▸ **DATA EXCERPT**:
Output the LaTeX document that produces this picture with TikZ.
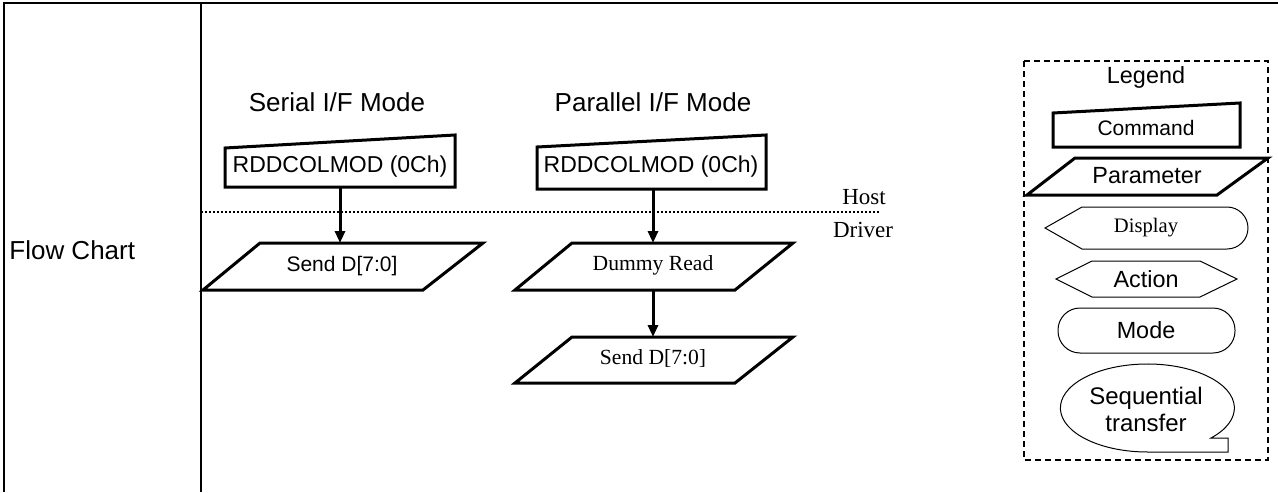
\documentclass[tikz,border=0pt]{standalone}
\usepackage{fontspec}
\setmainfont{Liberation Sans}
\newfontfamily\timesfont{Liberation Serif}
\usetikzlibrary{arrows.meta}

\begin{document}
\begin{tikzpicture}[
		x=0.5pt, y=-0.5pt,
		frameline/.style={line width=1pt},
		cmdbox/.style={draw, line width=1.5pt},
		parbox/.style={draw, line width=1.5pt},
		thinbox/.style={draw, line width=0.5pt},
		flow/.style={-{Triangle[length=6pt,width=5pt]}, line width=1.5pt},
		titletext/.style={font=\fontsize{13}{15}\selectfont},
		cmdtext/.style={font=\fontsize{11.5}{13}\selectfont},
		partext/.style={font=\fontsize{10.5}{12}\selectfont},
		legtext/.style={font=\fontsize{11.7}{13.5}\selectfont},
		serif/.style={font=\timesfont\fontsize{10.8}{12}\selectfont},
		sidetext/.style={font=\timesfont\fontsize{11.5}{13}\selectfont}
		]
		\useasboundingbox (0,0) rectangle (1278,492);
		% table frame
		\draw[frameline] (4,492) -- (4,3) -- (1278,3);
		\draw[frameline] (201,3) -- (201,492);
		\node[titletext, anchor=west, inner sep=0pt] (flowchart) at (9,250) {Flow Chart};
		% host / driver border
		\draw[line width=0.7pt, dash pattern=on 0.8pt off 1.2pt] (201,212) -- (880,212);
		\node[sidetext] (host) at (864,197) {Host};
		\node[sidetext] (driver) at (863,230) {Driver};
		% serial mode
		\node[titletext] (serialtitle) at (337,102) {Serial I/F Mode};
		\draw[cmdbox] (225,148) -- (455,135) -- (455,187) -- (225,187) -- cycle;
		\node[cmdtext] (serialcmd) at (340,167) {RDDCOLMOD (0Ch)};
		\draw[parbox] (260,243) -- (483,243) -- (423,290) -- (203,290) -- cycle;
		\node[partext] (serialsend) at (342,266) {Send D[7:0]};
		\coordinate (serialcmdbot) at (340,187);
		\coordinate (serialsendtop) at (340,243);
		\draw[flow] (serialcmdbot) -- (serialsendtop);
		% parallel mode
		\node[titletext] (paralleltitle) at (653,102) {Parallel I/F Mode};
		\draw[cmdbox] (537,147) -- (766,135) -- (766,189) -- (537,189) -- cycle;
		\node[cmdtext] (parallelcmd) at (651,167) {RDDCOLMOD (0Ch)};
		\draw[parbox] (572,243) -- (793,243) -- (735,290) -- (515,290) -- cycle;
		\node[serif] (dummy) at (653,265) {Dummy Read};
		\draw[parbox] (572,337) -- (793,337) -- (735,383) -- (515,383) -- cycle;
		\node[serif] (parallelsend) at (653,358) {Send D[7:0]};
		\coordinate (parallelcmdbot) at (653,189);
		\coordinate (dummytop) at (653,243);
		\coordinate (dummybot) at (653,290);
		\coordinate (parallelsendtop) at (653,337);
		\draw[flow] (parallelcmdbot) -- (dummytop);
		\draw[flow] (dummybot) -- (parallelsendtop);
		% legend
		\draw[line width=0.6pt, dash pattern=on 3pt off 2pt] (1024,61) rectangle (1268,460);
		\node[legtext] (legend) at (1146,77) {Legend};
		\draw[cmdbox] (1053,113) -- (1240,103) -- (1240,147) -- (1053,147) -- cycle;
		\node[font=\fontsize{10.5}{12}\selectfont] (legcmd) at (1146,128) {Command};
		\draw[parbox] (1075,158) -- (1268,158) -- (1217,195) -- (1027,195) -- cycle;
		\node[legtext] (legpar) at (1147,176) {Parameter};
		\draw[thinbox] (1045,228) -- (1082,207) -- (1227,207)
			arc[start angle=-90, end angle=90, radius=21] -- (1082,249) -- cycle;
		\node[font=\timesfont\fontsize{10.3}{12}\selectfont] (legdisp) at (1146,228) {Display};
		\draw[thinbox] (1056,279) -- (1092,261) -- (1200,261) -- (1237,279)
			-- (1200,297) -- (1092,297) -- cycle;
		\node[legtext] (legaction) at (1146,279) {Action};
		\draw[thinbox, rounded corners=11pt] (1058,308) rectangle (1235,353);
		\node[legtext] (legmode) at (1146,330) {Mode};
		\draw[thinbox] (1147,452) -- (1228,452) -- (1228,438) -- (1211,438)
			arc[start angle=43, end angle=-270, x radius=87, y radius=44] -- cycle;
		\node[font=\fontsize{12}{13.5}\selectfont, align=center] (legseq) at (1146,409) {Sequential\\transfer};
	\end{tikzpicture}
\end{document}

▸ **DIRECTION**: Transcribe the whole listing, character for character, but not its images.

▸ **RESULT OF THE EXERCISE**:
Output the LaTeX document that produces this picture with TikZ.
\documentclass[tikz,border=0pt]{standalone}
\usepackage{fontspec}
\setmainfont{Liberation Sans}
\newfontfamily\timesfont{Liberation Serif}
\usetikzlibrary{arrows.meta}

\begin{document}
\begin{tikzpicture}[
		x=0.5pt, y=-0.5pt,
		frameline/.style={line width=1pt},
		cmdbox/.style={draw, line width=1.5pt},
		parbox/.style={draw, line width=1.5pt},
		thinbox/.style={draw, line width=0.5pt},
		flow/.style={-{Triangle[length=6pt,width=5pt]}, line width=1.5pt},
		titletext/.style={font=\fontsize{13}{15}\selectfont},
		cmdtext/.style={font=\fontsize{11.5}{13}\selectfont},
		partext/.style={font=\fontsize{10.5}{12}\selectfont},
		legtext/.style={font=\fontsize{11.7}{13.5}\selectfont},
		serif/.style={font=\timesfont\fontsize{10.8}{12}\selectfont},
		sidetext/.style={font=\timesfont\fontsize{11.5}{13}\selectfont}
		]
		\useasboundingbox (0,0) rectangle (1278,492);
		% table frame
		\draw[frameline] (4,492) -- (4,3) -- (1278,3);
		\draw[frameline] (201,3) -- (201,492);
		\node[titletext, anchor=west, inner sep=0pt] (flowchart) at (9,250) {Flow Chart};
		% host / driver border
		\draw[line width=0.7pt, dash pattern=on 0.8pt off 1.2pt] (201,212) -- (880,212);
		\node[sidetext] (host) at (864,197) {Host};
		\node[sidetext] (driver) at (863,230) {Driver};
		% serial mode
		\node[titletext] (serialtitle) at (337,102) {Serial I/F Mode};
		\draw[cmdbox] (225,148) -- (455,135) -- (455,187) -- (225,187) -- cycle;
		\node[cmdtext] (serialcmd) at (340,167) {RDDCOLMOD (0Ch)};
		\draw[parbox] (260,243) -- (483,243) -- (423,290) -- (203,290) -- cycle;
		\node[partext] (serialsend) at (342,266) {Send D[7:0]};
		\coordinate (serialcmdbot) at (340,187);
		\coordinate (serialsendtop) at (340,243);
		\draw[flow] (serialcmdbot) -- (serialsendtop);
		% parallel mode
		\node[titletext] (paralleltitle) at (653,102) {Parallel I/F Mode};
		\draw[cmdbox] (537,147) -- (766,135) -- (766,189) -- (537,189) -- cycle;
		\node[cmdtext] (parallelcmd) at (651,167) {RDDCOLMOD (0Ch)};
		\draw[parbox] (572,243) -- (793,243) -- (735,290) -- (515,290) -- cycle;
		\node[serif] (dummy) at (653,265) {Dummy Read};
		\draw[parbox] (572,337) -- (793,337) -- (735,383) -- (515,383) -- cycle;
		\node[serif] (parallelsend) at (653,358) {Send D[7:0]};
		\coordinate (parallelcmdbot) at (653,189);
		\coordinate (dummytop) at (653,243);
		\coordinate (dummybot) at (653,290);
		\coordinate (parallelsendtop) at (653,337);
		\draw[flow] (parallelcmdbot) -- (dummytop);
		\draw[flow] (dummybot) -- (parallelsendtop);
		% legend
		\draw[line width=0.6pt, dash pattern=on 3pt off 2pt] (1024,61) rectangle (1268,460);
		\node[legtext] (legend) at (1146,77) {Legend};
		\draw[cmdbox] (1053,113) -- (1240,103) -- (1240,147) -- (1053,147) -- cycle;
		\node[font=\fontsize{10.5}{12}\selectfont] (legcmd) at (1146,128) {Command};
		\draw[parbox] (1075,158) -- (1268,158) -- (1217,195) -- (1027,195) -- cycle;
		\node[legtext] (legpar) at (1147,176) {Parameter};
		\draw[thinbox] (1045,228) -- (1082,207) -- (1227,207)
			arc[start angle=-90, end angle=90, radius=21] -- (1082,249) -- cycle;
		\node[font=\timesfont\fontsize{10.3}{12}\selectfont] (legdisp) at (1146,228) {Display};
		\draw[thinbox] (1056,279) -- (1092,261) -- (1200,261) -- (1237,279)
			-- (1200,297) -- (1092,297) -- cycle;
		\node[legtext] (legaction) at (1146,279) {Action};
		\draw[thinbox, rounded corners=11pt] (1058,308) rectangle (1235,353);
		\node[legtext] (legmode) at (1146,330) {Mode};
		\draw[thinbox] (1147,452) -- (1228,452) -- (1228,438) -- (1211,438)
			arc[start angle=43, end angle=-270, x radius=87, y radius=44] -- cycle;
		\node[font=\fontsize{12}{13.5}\selectfont, align=center] (legseq) at (1146,409) {Sequential\\transfer};
	\end{tikzpicture}
\end{document}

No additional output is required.